SUPPLIED RECORDS start

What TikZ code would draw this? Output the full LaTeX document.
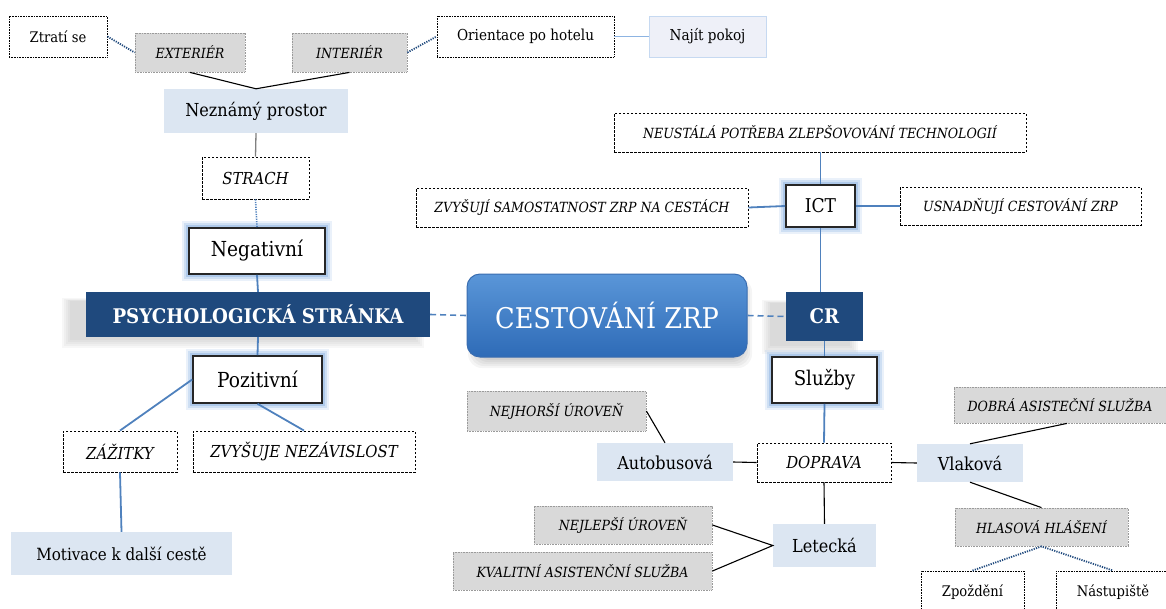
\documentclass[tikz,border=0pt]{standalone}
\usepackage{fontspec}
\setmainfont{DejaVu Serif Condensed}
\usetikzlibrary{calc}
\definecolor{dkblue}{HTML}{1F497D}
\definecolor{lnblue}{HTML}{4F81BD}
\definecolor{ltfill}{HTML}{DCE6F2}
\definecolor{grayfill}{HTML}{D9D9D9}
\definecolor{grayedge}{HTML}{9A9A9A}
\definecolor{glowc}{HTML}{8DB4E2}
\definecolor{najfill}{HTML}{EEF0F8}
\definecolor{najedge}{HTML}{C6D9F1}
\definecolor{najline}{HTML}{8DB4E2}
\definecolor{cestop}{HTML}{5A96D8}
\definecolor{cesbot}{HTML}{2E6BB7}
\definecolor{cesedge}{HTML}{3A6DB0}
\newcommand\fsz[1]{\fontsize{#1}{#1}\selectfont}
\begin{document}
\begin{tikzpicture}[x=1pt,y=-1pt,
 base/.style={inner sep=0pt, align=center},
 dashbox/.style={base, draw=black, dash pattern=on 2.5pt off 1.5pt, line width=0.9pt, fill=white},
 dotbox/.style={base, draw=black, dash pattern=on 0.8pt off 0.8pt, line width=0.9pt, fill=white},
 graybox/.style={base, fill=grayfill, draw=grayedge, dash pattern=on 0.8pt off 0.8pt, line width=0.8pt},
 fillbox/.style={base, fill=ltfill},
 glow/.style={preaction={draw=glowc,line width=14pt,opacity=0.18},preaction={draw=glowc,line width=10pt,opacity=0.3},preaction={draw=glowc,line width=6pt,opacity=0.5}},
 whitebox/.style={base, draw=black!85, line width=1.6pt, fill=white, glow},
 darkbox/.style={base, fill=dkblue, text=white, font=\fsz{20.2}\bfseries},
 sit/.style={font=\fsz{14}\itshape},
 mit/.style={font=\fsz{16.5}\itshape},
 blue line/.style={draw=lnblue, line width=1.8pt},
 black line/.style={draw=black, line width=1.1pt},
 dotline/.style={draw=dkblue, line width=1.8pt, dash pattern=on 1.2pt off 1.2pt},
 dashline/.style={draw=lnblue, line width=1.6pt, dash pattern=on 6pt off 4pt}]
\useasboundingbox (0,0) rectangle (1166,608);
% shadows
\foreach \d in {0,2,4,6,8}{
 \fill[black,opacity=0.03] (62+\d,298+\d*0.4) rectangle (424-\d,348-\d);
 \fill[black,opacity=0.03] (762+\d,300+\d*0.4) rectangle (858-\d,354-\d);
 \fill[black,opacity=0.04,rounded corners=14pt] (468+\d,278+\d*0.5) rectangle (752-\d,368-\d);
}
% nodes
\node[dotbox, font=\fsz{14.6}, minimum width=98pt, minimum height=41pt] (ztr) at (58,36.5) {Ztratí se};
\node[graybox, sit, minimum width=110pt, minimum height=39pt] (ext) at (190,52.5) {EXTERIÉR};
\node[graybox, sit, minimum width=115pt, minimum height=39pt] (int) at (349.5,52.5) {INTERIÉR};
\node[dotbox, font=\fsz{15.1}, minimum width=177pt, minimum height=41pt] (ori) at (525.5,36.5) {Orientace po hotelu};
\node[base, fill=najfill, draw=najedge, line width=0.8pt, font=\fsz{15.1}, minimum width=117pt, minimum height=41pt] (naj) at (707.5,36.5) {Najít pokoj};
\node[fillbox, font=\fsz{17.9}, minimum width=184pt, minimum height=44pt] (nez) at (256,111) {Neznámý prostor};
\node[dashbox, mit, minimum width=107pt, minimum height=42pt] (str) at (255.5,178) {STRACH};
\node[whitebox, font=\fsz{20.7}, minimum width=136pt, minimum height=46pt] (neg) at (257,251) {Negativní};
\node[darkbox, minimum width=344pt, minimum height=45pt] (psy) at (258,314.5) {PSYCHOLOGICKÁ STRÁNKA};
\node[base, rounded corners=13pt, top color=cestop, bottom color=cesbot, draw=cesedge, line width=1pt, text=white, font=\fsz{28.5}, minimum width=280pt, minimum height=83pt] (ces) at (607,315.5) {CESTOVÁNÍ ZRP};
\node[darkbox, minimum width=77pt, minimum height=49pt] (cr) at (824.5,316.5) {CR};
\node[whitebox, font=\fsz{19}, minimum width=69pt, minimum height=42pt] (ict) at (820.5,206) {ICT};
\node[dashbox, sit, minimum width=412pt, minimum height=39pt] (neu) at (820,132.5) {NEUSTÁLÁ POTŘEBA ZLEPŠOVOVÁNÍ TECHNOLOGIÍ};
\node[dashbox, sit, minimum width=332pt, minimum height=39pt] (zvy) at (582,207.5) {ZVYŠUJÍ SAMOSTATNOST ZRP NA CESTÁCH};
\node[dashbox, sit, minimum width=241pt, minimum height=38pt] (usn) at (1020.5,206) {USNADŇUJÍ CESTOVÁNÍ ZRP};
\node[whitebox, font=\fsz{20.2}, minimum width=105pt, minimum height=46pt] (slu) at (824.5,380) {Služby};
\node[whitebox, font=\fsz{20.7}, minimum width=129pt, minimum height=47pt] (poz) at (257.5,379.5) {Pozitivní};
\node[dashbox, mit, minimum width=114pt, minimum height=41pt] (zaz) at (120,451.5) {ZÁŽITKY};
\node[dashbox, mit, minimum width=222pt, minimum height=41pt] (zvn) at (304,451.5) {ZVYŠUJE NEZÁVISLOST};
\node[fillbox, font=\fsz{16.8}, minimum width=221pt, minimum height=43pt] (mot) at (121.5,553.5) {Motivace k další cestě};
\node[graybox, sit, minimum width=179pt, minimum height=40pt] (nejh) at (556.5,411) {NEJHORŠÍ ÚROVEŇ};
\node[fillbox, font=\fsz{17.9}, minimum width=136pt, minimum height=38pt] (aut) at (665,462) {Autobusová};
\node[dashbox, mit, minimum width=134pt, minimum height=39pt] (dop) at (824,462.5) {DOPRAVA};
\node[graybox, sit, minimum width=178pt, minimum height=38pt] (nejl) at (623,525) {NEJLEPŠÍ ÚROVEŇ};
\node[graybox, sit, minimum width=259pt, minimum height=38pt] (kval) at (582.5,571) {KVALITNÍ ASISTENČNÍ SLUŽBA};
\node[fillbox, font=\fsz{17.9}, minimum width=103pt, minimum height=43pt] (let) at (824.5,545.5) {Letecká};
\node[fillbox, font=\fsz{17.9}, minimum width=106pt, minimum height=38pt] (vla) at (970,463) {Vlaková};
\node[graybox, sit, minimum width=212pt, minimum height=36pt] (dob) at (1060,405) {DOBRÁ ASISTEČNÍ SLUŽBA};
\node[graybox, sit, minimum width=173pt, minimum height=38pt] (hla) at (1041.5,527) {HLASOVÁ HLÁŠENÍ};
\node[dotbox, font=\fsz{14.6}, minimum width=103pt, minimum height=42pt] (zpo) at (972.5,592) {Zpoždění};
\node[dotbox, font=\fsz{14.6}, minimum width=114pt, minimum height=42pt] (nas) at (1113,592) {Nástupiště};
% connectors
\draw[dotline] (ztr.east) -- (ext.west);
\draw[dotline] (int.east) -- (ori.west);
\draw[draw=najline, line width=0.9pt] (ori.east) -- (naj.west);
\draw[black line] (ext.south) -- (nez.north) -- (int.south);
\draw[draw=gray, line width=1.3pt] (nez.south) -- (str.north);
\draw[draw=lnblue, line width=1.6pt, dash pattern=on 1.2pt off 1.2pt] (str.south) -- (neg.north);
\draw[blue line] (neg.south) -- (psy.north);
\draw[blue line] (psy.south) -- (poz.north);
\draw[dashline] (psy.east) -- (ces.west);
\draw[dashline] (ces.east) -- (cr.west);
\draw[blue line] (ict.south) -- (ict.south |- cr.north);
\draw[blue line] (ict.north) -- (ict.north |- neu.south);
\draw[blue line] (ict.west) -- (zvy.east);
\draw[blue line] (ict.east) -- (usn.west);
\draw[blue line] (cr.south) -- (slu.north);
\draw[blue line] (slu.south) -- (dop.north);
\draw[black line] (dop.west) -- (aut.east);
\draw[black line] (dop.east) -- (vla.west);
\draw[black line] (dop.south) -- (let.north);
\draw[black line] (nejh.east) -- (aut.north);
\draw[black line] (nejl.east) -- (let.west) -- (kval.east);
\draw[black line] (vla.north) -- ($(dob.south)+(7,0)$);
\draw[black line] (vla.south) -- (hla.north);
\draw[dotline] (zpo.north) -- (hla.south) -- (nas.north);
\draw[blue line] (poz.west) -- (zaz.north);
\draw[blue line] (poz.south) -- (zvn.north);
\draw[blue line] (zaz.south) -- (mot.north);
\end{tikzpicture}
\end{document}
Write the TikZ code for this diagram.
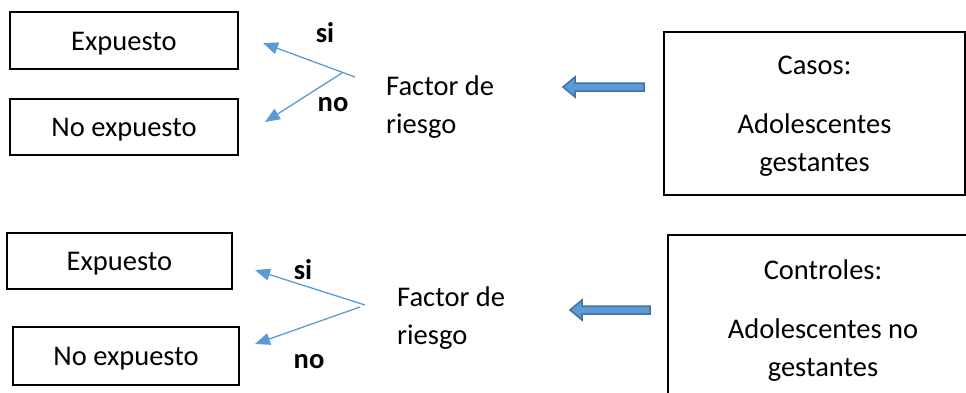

SUPPLIED RECORDS end

* _REQUIREMENTS_: Copy down every line of the material above that includes the string "code".

* _TASK RESULT_:
What TikZ code would draw this? Output the full LaTeX document.
Write the TikZ code for this diagram.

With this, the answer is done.